Blue Moon is acquiring the 250-hectare Apex property, comprising 26 patented and 9 unpatented claims, in exchange for consideration that keeps cash outlay minimal while giving Teck a meaningful ongoing interest. Teck receives 7,031,959 Blue Moon common shares representing 8% of issued and outstanding shares on an undiluted basis, a 0.5% net smelter returns royalty on the Apex property, life-of-mine zinc concentrate offtake rights for the Blue Moon Mine, marketing rights over products from Apex and a one-kilometer surrounding area, and standard investor protections including equity participation rights, top-up rights, and information rights.
The structure is notable for what it implies about both parties’ incentives. Teck receives a direct equity stake in Blue Moon’s upside, ongoing royalty and marketing economics, and a confirmed long-term feed source for Trail. Blue Moon receives a strategically valuable US asset with essentially no cash outlay at closing, avoiding the capital dilution that a cash acquisition would have required for a company at this stage of development. The royalty on Apex is capped at $1 million and free of other encumbrances, which limits the long-term royalty drag if the asset performs. The deal closes subject to TSX Venture Exchange approval and execution of definitive agreements, with completion expected in March 2026.
Teck’s participation follows what Ian Anderson, Executive Vice President and Chief Commercial Officer, described as cornerstone investments to rebuild zinc, lead, and silver capacity in Idaho’s Silver Valley, establishing a pattern of Teck using strategic equity and offtake structures to secure upstream feed for Trail rather than building new mining assets outright.
What execution risks and regulatory considerations could affect the development timeline for Apex, Springer, and the Blue Moon Mine?
The Blue Moon platform is ambitious, and the gap between the current state and a fully operating hub-and-spoke system is substantial. At the Blue Moon Mine, the shift from exploration decline to commercial production by 2028 requires continued favorable underground conditions, successful resource-to-reserve conversion through ongoing drilling, and the completion of process engineering for the Springer Complex. Permitting updates for Springer to accommodate Blue Moon Mine feed are in progress, but the tailings management system and mill modifications have not yet been fully scoped publicly.

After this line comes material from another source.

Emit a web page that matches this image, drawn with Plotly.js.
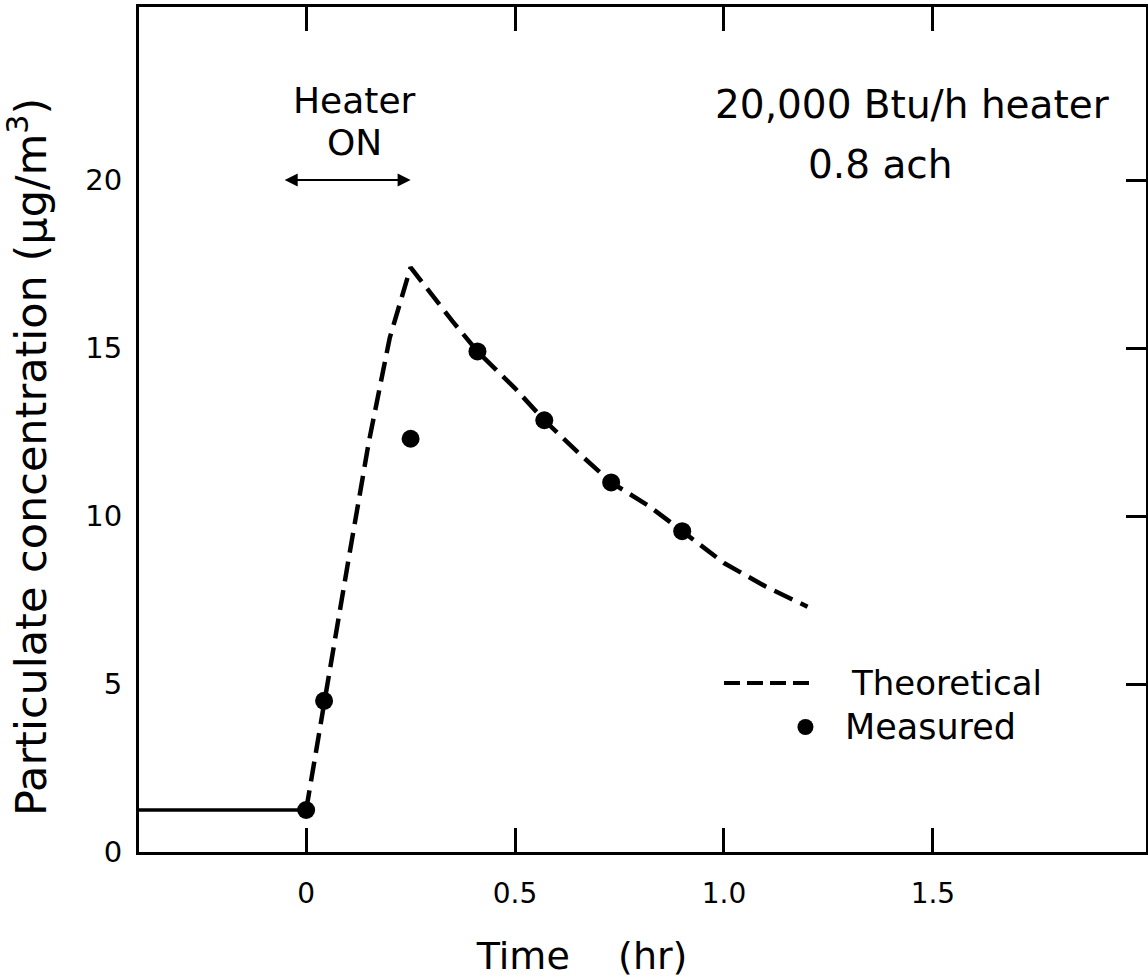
<!DOCTYPE html>
<html><head><meta charset="utf-8">
<script src="https://cdn.plot.ly/plotly-3.0.1.min.js"></script>
<style>html,body{margin:0;padding:0;background:#fff}</style>
</head><body><div id="chart" style="width:1148px;height:978px"></div>
<script>
// Data
const baselineTime = [-0.4, 0];
const baselineConc = [1.25, 1.25];
const theoryTime = [0, 0.05, 0.10, 0.15, 0.20, 0.25, 0.35, 0.41, 0.50, 0.57, 0.65, 0.73, 0.82, 0.90, 1.00, 1.10, 1.20];
const theoryConc = [1.25, 5.0, 8.6, 12.2, 15.3, 17.4, 15.8, 14.9, 13.8, 12.85, 11.9, 11.0, 10.3, 9.55, 8.6, 7.9, 7.3];
const measTime = [0, 0.043, 0.25, 0.41, 0.57, 0.73, 0.90];
const measConc = [1.25, 4.5, 12.3, 14.9, 12.85, 11.0, 9.55];
const xTickVals = [0, 0.5, 1.0, 1.5];
const xTickText = ['0', '0.5', '1.0', '1.5'];
const yTickVals = [0, 5, 10, 15, 20];
const yTickText = ['0', '5', '10', '15', '20'];
const rightTickVals = [5, 10, 15, 20];
const legendNames = ['Theoretical', 'Measured'];

const FONT = 'DejaVu Sans, sans-serif';
const xRange = [-0.4, 2.01];
const yRange = [0, 25.15];
const NB = '\u00a0';
const ZW = '\u200b';

const traces = [
  {x: baselineTime, y: baselineConc, mode: 'lines', line: {color: '#000', width: 3.5}, showlegend: false, hoverinfo: 'skip'},
  {x: theoryTime, y: theoryConc, mode: 'lines', name: legendNames[0], line: {color: '#000', width: 4.5, dash: '20px,9px'}, showlegend: false},
  {x: measTime, y: measConc, mode: 'markers', name: legendNames[1], marker: {color: '#000', size: 18}, showlegend: false},
  {x: [xRange[0]], y: [yRange[0]], yaxis: 'y2', mode: 'markers', marker: {opacity: 0}, showlegend: false, hoverinfo: 'skip'}
];

// legend placement (data coords)
const legX0 = 1.0, legX1 = 1.205, legY1 = 5.03, legY2 = 3.72, legTextX = 1.30;

const layout = {
  width: 1148, height: 978,
  margin: {l: 139, r: 2, t: 7, b: 126},
  paper_bgcolor: '#fff', plot_bgcolor: '#fff',
  font: {family: FONT, color: '#000', size: 28},
  showlegend: false,
  xaxis: {
    range: xRange, tickvals: xTickVals, ticktext: xTickText,
    ticks: 'inside', ticklen: 24, tickwidth: 3, tickcolor: '#000',
    showline: true, linewidth: 3, linecolor: '#000', mirror: 'ticks',
    showgrid: false, zeroline: false, ticklabelstandoff: 14,
    tickfont: {size: 28, family: FONT},
    title: {text: 'Time' + NB.repeat(4) + '(hr)' + NB.repeat(10) + ZW, font: {size: 38, family: FONT}, standoff: 38}
  },
  yaxis: {
    range: yRange, tickvals: yTickVals, ticktext: yTickText,
    ticks: '', showline: true, linewidth: 3, linecolor: '#000', mirror: true,
    showgrid: false, zeroline: false, ticklabelstandoff: 8,
    tickfont: {size: 29, family: FONT},
    title: {text: 'Particulate concentration (\u03bcg/m<sup>3</sup>)' + NB.repeat(4) + ZW, font: {size: 43, family: FONT}, standoff: 26}
  },
  yaxis2: {
    range: yRange, overlaying: 'y', side: 'right', tickvals: rightTickVals,
    ticks: 'inside', ticklen: 20, tickwidth: 3, tickcolor: '#000',
    showticklabels: false, showline: false, showgrid: false, zeroline: false
  },
  shapes: [
    {type: 'line', xref: 'x', yref: 'y', x0: legX0, x1: legX1, y0: legY1, y1: legY1, line: {color: '#000', width: 4, dash: '16px,7px'}},
    {type: 'circle', xref: 'x', yref: 'y', xsizemode: 'pixel', ysizemode: 'pixel', xanchor: legX1 - 0.01, yanchor: legY2, x0: -8, x1: 8, y0: -8, y1: 8, fillcolor: '#000', line: {width: 0}}
  ],
  annotations: [
    {x: legTextX, y: legY1, xref: 'x', yref: 'y', text: legendNames[0], showarrow: false, xanchor: 'left', yanchor: 'middle', font: {size: 34}},
    {x: legTextX - 0.015, y: legY2, xref: 'x', yref: 'y', text: legendNames[1], showarrow: false, xanchor: 'left', yanchor: 'middle', font: {size: 35}},
    {x: 0.115, y: 22.38, xref: 'x', yref: 'y', text: 'Heater', showarrow: false, font: {size: 36}},
    {x: 0.115, y: 21.13, xref: 'x', yref: 'y', text: 'ON', showarrow: false, font: {size: 36}},
    {x: 0.25, y: 20, ax: -0.055, ay: 20, xref: 'x', yref: 'y', axref: 'x', ayref: 'y', text: '', showarrow: true, arrowside: 'end+start', arrowhead: 2, arrowsize: 1.3, arrowwidth: 2, arrowcolor: '#000'},
    {x: 1.452, y: 22.26, xref: 'x', yref: 'y', text: '20,000 Btu/h heater', showarrow: false, font: {size: 39}},
    {x: 1.373, y: 20.45, xref: 'x', yref: 'y', text: '0.8 ach', showarrow: false, font: {size: 39}}
  ]
};

Plotly.newPlot('chart', traces, layout, {displayModeBar: false, staticPlot: true});
</script>
</body></html>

At Apex, the redevelopment pathway is longer. Permits lapsed after historical operations ceased, and the company must re-engage the permitting process, commission metallurgical testing, develop process flowsheets, and complete a technical report verified by a qualified person before any investment decision is credible. The timeline for an Apex restart is therefore materially longer than for the Blue Moon Mine, and the capital required to add a germanium-gallium processing line at Springer has not been publicly quantified.
Tungsten at Springer faces a different challenge: the underground workings are flooded to approximately 375 feet and have not been actively mined since 1982. Dewatering, condition assessment, and resource verification represent a capital and time commitment that will compete with the more advanced Blue Moon and Apex workstreams for management bandwidth and financing.
On the financing side, Blue Moon’s major shareholder base, including funds managed by Oaktree Capital Management, Hartree Partners, Wheaton Precious Metals, and Altius Minerals Corporation, provides institutional depth. The Hartree-US government stockpile connection is a commercial differentiator, but the extent to which government procurement programs will directly fund or offtake from Blue Moon’s projects has not been specified. Investors should distinguish between policy tailwinds and contracted revenue.
Geopolitically, the thesis holds as long as US and allied governments continue treating germanium, gallium, tungsten, zinc, and copper as strategic priorities. That policy orientation appears durable given bipartisan support in Washington for supply chain resilience, but regulatory processes for mine permitting in the United States remain lengthy and do not move at the pace of commodity policy announcements.
Key takeaways: What Blue Moon Metals’ Apex acquisition means for critical mineral supply chains, Teck Resources, and junior miner strategy
- Blue Moon is assembling one of the few genuinely integrated US critical minerals platforms, linking mine production in California, processing in Nevada, and smelting in Canada through a single coordinated value chain.
- The Apex acquisition delivers access to germanium and gallium, two minerals with very limited domestic US production and significant strategic relevance to semiconductors, defense electronics, and solar manufacturing.
- Teck’s 8% equity stake and life-of-mine offtake rights signal a structural partnership, not a one-time asset sale, with Trail Operations securing upstream feed as US mining activity grows.
- The share-based transaction structure preserves Blue Moon’s cash position at a capital-intensive development stage while giving Teck aligned upside incentives.
- Historical resource estimates at Apex and Springer are not NI 43-101 verified and should not be treated as current resources; significant technical de-risking remains ahead of any investment decision on both assets.
- The Hartree Partners relationship, tied to a reported $12 billion US government critical metals stockpile initiative, provides a potential commercial channel that most junior miners cannot access, though contracted volumes have not been disclosed.
- Execution risk is layered across three simultaneous development programs at Blue Moon Mine, Apex, and Springer, requiring disciplined capital allocation and management prioritization.
- Tungsten at Springer adds a fourth strategic commodity with domestic significance, but the flooded underground workings and unverified historical resource make it the longest-dated of the four programs.
- Blue Moon’s brownfield-first approach meaningfully reduces permitting timelines and capital intensity compared to greenfield development, a structural advantage in the current regulatory environment.
- For institutional investors, the platform’s value is asymmetric: if even two of the four programs advance to production, the strategic and financial upside relative to current capitalization is substantial, but execution across all four simultaneously would be exceptional by any junior miner standard.